8. Make memory management a first class compiler based language feature.

9. Make runtime less programming the default, GC/RC optional.

10. Make the default programming model multiple isolated threads with unique_ptr style transfers between them, and add codegen for webbrowsers for it.

11. First class tuple support.

12. Pattern matching.

13. Mandatory handling of return values.

15. Bit specific integer/float type naming: i32, u32, f32, f64 etc.

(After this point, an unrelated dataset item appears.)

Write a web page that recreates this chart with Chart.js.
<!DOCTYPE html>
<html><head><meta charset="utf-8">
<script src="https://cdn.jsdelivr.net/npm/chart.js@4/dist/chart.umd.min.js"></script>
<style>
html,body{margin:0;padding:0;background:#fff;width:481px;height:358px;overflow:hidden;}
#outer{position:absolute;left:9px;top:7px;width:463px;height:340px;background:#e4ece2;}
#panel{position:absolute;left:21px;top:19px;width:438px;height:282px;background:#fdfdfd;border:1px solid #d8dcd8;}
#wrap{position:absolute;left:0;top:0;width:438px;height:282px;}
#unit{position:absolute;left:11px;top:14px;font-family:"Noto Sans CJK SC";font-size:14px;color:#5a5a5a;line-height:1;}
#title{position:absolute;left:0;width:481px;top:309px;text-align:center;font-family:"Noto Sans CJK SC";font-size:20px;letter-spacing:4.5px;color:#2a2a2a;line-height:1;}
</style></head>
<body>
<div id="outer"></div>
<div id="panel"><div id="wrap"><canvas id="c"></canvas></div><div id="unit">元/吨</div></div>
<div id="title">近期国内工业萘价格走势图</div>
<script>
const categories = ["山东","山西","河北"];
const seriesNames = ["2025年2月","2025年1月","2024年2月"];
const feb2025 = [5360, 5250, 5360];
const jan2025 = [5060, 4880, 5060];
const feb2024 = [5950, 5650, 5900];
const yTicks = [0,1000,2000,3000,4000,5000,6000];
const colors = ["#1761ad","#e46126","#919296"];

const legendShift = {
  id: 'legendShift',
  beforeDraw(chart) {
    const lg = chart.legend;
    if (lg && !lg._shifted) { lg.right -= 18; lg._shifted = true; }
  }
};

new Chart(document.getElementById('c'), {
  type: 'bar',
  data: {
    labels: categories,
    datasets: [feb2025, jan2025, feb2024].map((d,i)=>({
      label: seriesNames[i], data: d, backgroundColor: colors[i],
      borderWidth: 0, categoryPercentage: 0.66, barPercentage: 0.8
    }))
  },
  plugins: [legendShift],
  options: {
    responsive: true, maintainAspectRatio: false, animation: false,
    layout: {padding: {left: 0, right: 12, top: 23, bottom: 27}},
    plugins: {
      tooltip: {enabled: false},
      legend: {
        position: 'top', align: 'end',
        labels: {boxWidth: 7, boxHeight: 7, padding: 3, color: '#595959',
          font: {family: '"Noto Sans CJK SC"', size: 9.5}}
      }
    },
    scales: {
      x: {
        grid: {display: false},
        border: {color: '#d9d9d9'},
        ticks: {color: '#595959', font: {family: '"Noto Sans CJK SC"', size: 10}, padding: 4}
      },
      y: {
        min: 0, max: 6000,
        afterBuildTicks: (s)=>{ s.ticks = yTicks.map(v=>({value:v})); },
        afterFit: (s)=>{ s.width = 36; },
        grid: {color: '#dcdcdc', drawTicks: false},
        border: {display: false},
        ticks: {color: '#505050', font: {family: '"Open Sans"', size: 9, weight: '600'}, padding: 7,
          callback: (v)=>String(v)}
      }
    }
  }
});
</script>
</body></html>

16. type state / behavioural typing features

...and more...

December 12, 2015
On Saturday, 12 December 2015 at 19:55:27 UTC, Charles Hixson wrote:
> Now I'll occasionally use it, but I so often need to
> iterate over multiple arrays that I use indexing much more often

Why not use foreach(ref a, ref b, ref c; lockstep(array1, array2, array3)) ?
December 12, 2015

On 12/12/2015 03:47 PM, Jack Stouffer via Digitalmars-d wrote:
> On Saturday, 12 December 2015 at 19:55:27 UTC, Charles Hixson wrote:
>> Now I'll occasionally use it, but I so often need to
>> iterate over multiple arrays that I use indexing much more often
>
> Why not use foreach(ref a, ref b, ref c; lockstep(array1, array2, array3)) ?
>
Because indexing is easier, more intelligible, and less error prone.
December 13, 2015
On Saturday, 12 December 2015 at 22:57:55 UTC, Ola Fosheim Grøstad wrote:

> 2. Debug-mode testing of integer overflow.

https://github.com/D-Programming-Language/phobos/pull/3389

December 13, 2015
On Sunday, 13 December 2015 at 11:18:31 UTC, Robert burner Schadek wrote:
> On Saturday, 12 December 2015 at 22:57:55 UTC, Ola Fosheim Grøstad wrote:
>
>> 2. Debug-mode testing of integer overflow.
>
> https://github.com/D-Programming-Language/phobos/pull/3389

I know, but that does not help when one are debugging code that doesn't use it.

December 13, 2015
On Friday, 11 December 2015 at 10:04:22 UTC, Andrea Fontana wrote:

> - A heavy template-based image manipulation library (like antigrain for c++)

There is one, it's called ae.utils.graphics and it's awesome.
It's a tinier version of antigrain, useful core though.


December 14, 2015
On Sunday, 13 December 2015 at 11:25:37 UTC, Ola Fosheim Grøstad wrote:
> On Sunday, 13 December 2015 at 11:18:31 UTC, Robert burner Schadek wrote:
>> On Saturday, 12 December 2015 at 22:57:55 UTC, Ola Fosheim Grøstad wrote:
>>
>>> 2. Debug-mode testing of integer overflow.
>>
>> https://github.com/D-Programming-Language/phobos/pull/3389
>
> I know, but that does not help when one are debugging code that doesn't use it.

I have spent a lot of time trying to design the best checked integer type possible for Phobos, and I intend to finish the job (hopefully soon).

Nevertheless, I fully agree with Ola: compiler support (similar to how array bounds checking is handled already) would be much better than any library solution could be. Doing it right would also be a fundamental breaking change, though, so this will have to wait for a hypothetical D3.
December 14, 2015
On Monday, 14 December 2015 at 21:27:25 UTC, tsbockman wrote:
> Doing it right would also be a fundamental breaking change, though,

It would require a change away from modular arithmetics as the default, true.

December 15, 2015

On 12/14/2015 01:27 PM, tsbockman via Digitalmars-d wrote:
> On Sunday, 13 December 2015 at 11:25:37 UTC, Ola Fosheim Grøstad wrote:
>> On Sunday, 13 December 2015 at 11:18:31 UTC, Robert burner Schadek wrote:
>>> On Saturday, 12 December 2015 at 22:57:55 UTC, Ola Fosheim Grøstad wrote:
>>>
>>>> 2. Debug-mode testing of integer overflow.
>>>
>>> https://github.com/D-Programming-Language/phobos/pull/3389
>>
>> I know, but that does not help when one are debugging code that doesn't use it.
>
> I have spent a lot of time trying to design the best checked integer type possible for Phobos, and I intend to finish the job (hopefully soon).
>
> Nevertheless, I fully agree with Ola: compiler support (similar to how array bounds checking is handled already) would be much better than any library solution could be. Doing it right would also be a fundamental breaking change, though, so this will have to wait for a hypothetical D3.
>
It wouldn't need to be a breaking change if checked integer were a separate type series, as the unsigned series is.  The types could be called "cint" etc.  I expect that they would incur significant overhead, as I don't think there is hardware support for checked integers, and as such the current types would need to be maintained.